Reproduce the listing below exactly, beginning with its first line and ending with the line that holds "YTICKS = np.arange(0, 0.91, 0.1)"; pictures are not part of the copy.

_ _ _ _ _

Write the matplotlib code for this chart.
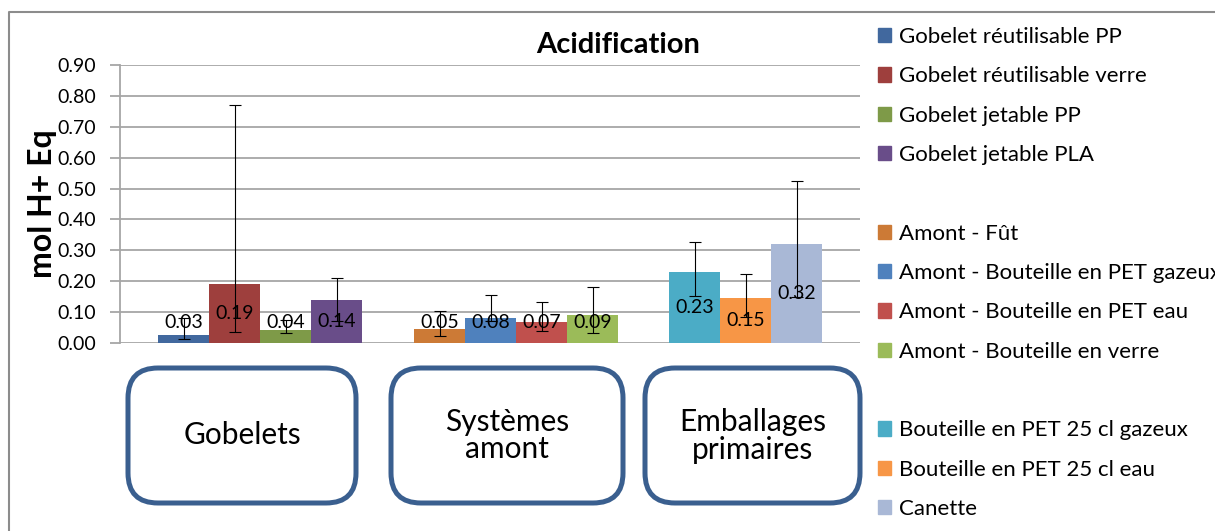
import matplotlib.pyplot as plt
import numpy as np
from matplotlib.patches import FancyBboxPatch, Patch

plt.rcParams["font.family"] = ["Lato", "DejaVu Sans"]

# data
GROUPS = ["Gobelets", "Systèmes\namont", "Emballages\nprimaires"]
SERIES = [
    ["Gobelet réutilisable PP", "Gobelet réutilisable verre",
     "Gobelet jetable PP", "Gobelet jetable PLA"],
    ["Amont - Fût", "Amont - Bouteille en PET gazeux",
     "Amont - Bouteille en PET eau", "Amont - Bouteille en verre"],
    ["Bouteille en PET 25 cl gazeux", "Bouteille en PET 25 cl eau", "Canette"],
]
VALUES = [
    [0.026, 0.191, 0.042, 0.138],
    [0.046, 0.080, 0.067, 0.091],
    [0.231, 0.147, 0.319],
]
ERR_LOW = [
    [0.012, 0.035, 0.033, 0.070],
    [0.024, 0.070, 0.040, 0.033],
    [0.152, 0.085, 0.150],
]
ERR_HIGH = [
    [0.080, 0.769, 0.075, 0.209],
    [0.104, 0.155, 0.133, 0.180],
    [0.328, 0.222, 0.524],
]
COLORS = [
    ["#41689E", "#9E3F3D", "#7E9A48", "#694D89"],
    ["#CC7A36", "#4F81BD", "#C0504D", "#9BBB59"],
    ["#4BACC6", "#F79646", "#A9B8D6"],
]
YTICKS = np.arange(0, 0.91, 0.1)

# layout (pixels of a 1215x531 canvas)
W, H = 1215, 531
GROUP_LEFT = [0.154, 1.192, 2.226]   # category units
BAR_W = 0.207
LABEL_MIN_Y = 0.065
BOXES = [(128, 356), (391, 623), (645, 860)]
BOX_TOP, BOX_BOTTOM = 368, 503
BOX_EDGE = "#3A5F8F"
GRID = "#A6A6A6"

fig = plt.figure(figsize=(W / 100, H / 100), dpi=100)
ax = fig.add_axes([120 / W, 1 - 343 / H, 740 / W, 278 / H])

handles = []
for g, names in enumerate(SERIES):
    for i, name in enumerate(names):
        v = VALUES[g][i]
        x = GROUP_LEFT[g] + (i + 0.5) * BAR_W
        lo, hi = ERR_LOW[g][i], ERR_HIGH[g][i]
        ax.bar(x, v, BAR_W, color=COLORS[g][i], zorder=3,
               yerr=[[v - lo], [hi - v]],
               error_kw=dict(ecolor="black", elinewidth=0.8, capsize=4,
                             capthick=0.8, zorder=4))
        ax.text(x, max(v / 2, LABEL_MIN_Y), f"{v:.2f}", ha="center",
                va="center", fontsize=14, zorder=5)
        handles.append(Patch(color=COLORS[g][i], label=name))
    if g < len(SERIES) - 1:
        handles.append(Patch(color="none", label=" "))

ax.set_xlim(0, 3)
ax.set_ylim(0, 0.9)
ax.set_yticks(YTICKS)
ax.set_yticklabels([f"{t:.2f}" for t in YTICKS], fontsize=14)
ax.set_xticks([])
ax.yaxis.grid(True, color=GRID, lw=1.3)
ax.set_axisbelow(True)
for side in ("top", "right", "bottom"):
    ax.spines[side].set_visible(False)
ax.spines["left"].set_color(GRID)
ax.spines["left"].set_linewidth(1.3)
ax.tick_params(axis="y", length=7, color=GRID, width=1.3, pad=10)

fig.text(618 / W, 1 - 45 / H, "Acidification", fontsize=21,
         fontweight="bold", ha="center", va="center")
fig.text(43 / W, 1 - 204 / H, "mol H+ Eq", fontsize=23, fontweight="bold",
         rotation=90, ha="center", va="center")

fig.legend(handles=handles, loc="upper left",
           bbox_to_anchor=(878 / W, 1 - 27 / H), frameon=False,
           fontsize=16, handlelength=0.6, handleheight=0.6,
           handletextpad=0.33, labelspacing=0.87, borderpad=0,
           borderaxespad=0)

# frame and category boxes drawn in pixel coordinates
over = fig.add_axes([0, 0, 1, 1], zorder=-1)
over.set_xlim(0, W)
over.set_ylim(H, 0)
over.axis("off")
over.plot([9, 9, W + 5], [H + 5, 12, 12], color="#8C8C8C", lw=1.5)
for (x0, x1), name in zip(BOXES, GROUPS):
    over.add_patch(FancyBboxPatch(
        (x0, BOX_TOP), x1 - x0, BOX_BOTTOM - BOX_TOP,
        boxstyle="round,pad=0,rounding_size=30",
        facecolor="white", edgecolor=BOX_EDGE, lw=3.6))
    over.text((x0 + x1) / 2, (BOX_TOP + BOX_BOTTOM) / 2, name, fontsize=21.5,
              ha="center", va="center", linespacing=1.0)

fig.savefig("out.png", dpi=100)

_ _ _ _ _

ANSWER FOR THE TASK:
Write the matplotlib code for this chart.
import matplotlib.pyplot as plt
import numpy as np
from matplotlib.patches import FancyBboxPatch, Patch

plt.rcParams["font.family"] = ["Lato", "DejaVu Sans"]

# data
GROUPS = ["Gobelets", "Systèmes\namont", "Emballages\nprimaires"]
SERIES = [
    ["Gobelet réutilisable PP", "Gobelet réutilisable verre",
     "Gobelet jetable PP", "Gobelet jetable PLA"],
    ["Amont - Fût", "Amont - Bouteille en PET gazeux",
     "Amont - Bouteille en PET eau", "Amont - Bouteille en verre"],
    ["Bouteille en PET 25 cl gazeux", "Bouteille en PET 25 cl eau", "Canette"],
]
VALUES = [
    [0.026, 0.191, 0.042, 0.138],
    [0.046, 0.080, 0.067, 0.091],
    [0.231, 0.147, 0.319],
]
ERR_LOW = [
    [0.012, 0.035, 0.033, 0.070],
    [0.024, 0.070, 0.040, 0.033],
    [0.152, 0.085, 0.150],
]
ERR_HIGH = [
    [0.080, 0.769, 0.075, 0.209],
    [0.104, 0.155, 0.133, 0.180],
    [0.328, 0.222, 0.524],
]
COLORS = [
    ["#41689E", "#9E3F3D", "#7E9A48", "#694D89"],
    ["#CC7A36", "#4F81BD", "#C0504D", "#9BBB59"],
    ["#4BACC6", "#F79646", "#A9B8D6"],
]
YTICKS = np.arange(0, 0.91, 0.1)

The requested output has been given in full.